Pete Zamperini: Louis Zamperini's older brother, his role model and first running coach.

Louise Zamperini: Louis’ mother, who refuses to give up on Louis for dead.

Anthony Zamperini: Louis’ father, depicted as a disciplinarian.

Sylvia Zamperini: One of Louis’ two sisters.

Virginia Zamperini: One of Louis’ two sisters.

Glenn Cunningham: An athlete who serves as one of Louis’ biggest role models.

James Kunichi Sasaki: Sasaki is a Japanese man who becomes friends with Louis in the United States long before his POW capture. Sasaki reappears at the Ofuna camp, as a head interrogator.

Russell Allen Phillips: Russell / “Phil”, a survivor of the Green Hornet crash alongside Louis and one of Louis’ best friends. Initially they were both imprisoned at Ofuna but Phil was relocated. He survives the war and marries.

Francis McNamara: Francis / “Mac”, the third survivor of the crash of the Green Hornet, buried at sea.

Gaga: Gaga was a pet duck of the Ofuna POWs killed by the guards.

The Quack: An unnamed Japanese officer who beats Bill Harris for creating a map of the camp and a Japanese-English dictionary.

William Harris: William / Bill, one of the first people Louis meets at Ofuna camp, known for his photographic memory and language skills.

Mutsuhiro Watanabe: Known as “The Bird”, a sadistic guard at Ofuna, intent on breaking Louis down.

Cynthia Applewhite Zamperini: Louis’ wife, who meets Louis in Miami Beach after the war and marries him against the wishes of her parents after two months. Cynthia leads Louis to seek spiritual guidance when he succumbs to alcoholism.

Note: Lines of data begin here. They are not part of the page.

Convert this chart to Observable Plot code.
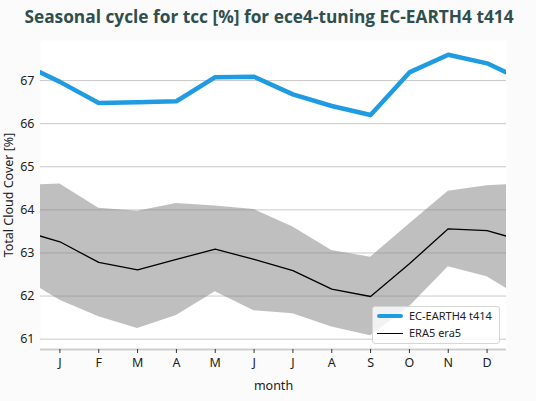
<!DOCTYPE html>
<html>
<head>
<meta charset="utf-8">
<script src="https://cdn.jsdelivr.net/npm/d3@7"></script>
<script src="https://cdn.jsdelivr.net/npm/@observablehq/plot@0.6"></script>
<style>
  html, body { margin: 0; padding: 0; background: #fbfbfb; }
  #wrap { position: relative; width: 536px; height: 401px; overflow: hidden; }
  #title { height: 34px; line-height: 34px; text-align: center; font-family: "Open Sans", "Noto Sans", sans-serif; font-weight: 700; font-size: 17.3px; color: #2f4f4f; padding-left: 2px; white-space: nowrap; }
  #legend { position: absolute; left: 372px; top: 306px; width: 126px; height: 36px; background: rgba(255,255,255,0.8); border: 1px solid #d6d6d6; border-radius: 3px; font-family: "Noto Sans", "Open Sans", sans-serif; font-size: 11px; color: #222; }
  .row { position: absolute; left: 0; height: 16px; line-height: 16px; }
  .sw { position: absolute; left: 4px; width: 26px; }
  .lab { position: absolute; left: 36px; white-space: nowrap; }
</style>
</head>
<body>
<div id="wrap">
  <div id="title">Seasonal cycle for tcc [%] for ece4-tuning EC-EARTH4 t414</div>
  <div id="chart"></div>
  <div id="legend">
    <div class="row" style="top:1px"><div class="sw" style="top:6px;height:4px;background:#1f9be2;border-radius:2px"></div><div class="lab">EC-EARTH4 t414</div></div>
    <div class="row" style="top:18px"><div class="sw" style="top:7.5px;height:1.3px;background:#000"></div><div class="lab">ERA5 era5</div></div>
  </div>
</div>
<script>
const monthLabels = ["J","F","M","A","M","J","J","A","S","O","N","D"];
const months = [1,2,3,4,5,6,7,8,9,10,11,12];
const model = [66.97, 66.48, 66.50, 66.52, 67.08, 67.09, 66.68, 66.41, 66.20, 67.19, 67.60, 67.40];
const era5 = [63.26, 62.78, 62.61, 62.85, 63.09, 62.85, 62.59, 62.16, 61.99, 62.75, 63.56, 63.52];
const era5Upper = [64.60, 64.04, 63.97, 64.15, 64.09, 64.01, 63.60, 63.06, 62.90, 63.67, 64.43, 64.56];
const era5Lower = [61.90, 61.52, 61.25, 61.55, 62.10, 61.66, 61.59, 61.28, 61.08, 61.75, 62.68, 62.45];

// cyclic table: December repeated before January, January after December
function cyc(i) { return (i + 12) % 12; }
const table = d3.range(-1, 13).map(i => ({
  m: i + 1,
  model: model[cyc(i)],
  era5: era5[cyc(i)],
  hi: era5Upper[cyc(i)],
  lo: era5Lower[cyc(i)]
}));

const yTicks = [61, 62, 63, 64, 65, 66, 67];
const yDomain = [60.76, 67.93];

const chart = Plot.plot({
  width: 536,
  height: 367,
  marginTop: 6,
  marginBottom: 52,
  marginLeft: 40,
  marginRight: 30,
  style: { fontFamily: "'Noto Sans', 'Open Sans', sans-serif", fontSize: "12px", color: "#222", background: "transparent" },
  x: { domain: [0.5, 12.5] },
  y: { domain: yDomain },
  marks: [
    Plot.frame({ fill: "white", stroke: null }),
    Plot.gridY(yTicks, { stroke: "#c8c8c8", strokeOpacity: 1, strokeWidth: 1 }),
    Plot.areaY(table, { x: "m", y1: "lo", y2: "hi", fill: "#808080", fillOpacity: 0.5, clip: true }),
    Plot.lineY(table, { x: "m", y: "era5", stroke: "black", strokeWidth: 1.3, clip: true }),
    Plot.lineY(table, { x: "m", y: "model", stroke: "#1f9be2", strokeWidth: 4.5, clip: true }),
    Plot.ruleY([yDomain[0]], { stroke: "#cfcfcf", strokeWidth: 2 }),
    Plot.axisY(yTicks, { tickSize: 0, tickPadding: 6, label: null, fontSize: 12.5 }),
    Plot.axisX(months, { tickSize: 4, tickPadding: 5, tickFormat: d => monthLabels[d - 1], label: null, stroke: "#333", fontSize: 12.5 }),
    Plot.text(["month"], { frameAnchor: "bottom", dy: 40, fontSize: 12.5, fill: "#222" }),
    Plot.text(["Total Cloud Cover [%]"], { frameAnchor: "left", textAnchor: "middle", dx: -32, rotate: -90, fontSize: 12.5, fill: "#222" })
  ]
});
document.getElementById("chart").appendChild(chart);
</script>
</body>
</html>
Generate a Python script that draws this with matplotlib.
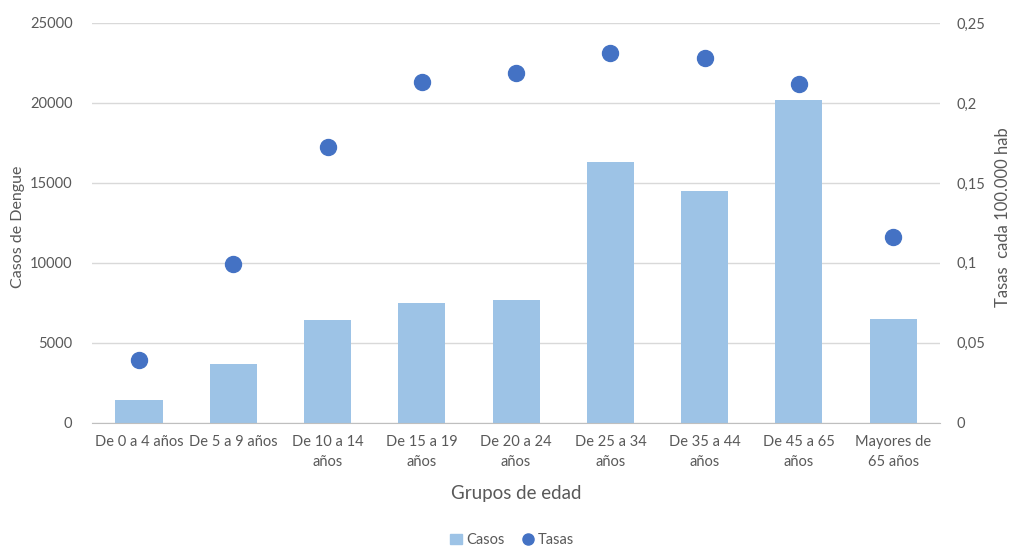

Billy Graham: The evangelist who inspires Louis’ post-war spiritual reawakening that lifts him out of alcoholism and despair.

== Publication ==
Unbroken: A World War II Story of Survival, Resilience, and Redemption was officially published on November 16, 2010 by Random House Publishing Group. Soon after its publication, the book was praised on the New York Times Bestseller list and remained on the list for a consecutive 160 weeks. As of 2014, the book sold over 5.5 million copies.

==Awards and honors==

- 2010 Publishers Weekly "Top 10 Best Books"
- 2010 The New York Times Best Seller list (Nonfiction)
- 2010 Time magazine's "Top 10 Nonfiction Books" (#1)
- 2010 Los Angeles Times Book Prize finalist (Biography)
- 2011 Indies Choice Book Awards (Adult Non-Fiction)
- 2011 Dayton Literary Peace Prize shortlist
- 2012 Andrew Carnegie Medals for Excellence in Fiction and Nonfiction longlist

==Adaptations==
A feature film based on the book was adapted by Universal Pictures and Legendary Pictures. Angelina Jolie served as the film's director, while the Coen brothers, Richard LaGravenese, and William Nicholson wrote the screenplay. Jack O'Connell portrays Louis Zamperini and the film had its general release on Christmas 2014 to mixed reviews but was a box office success.

A subsequent movie, Unbroken: Path to Redemption was made as a sequel in 2018 to this first movie, to less success than the first one.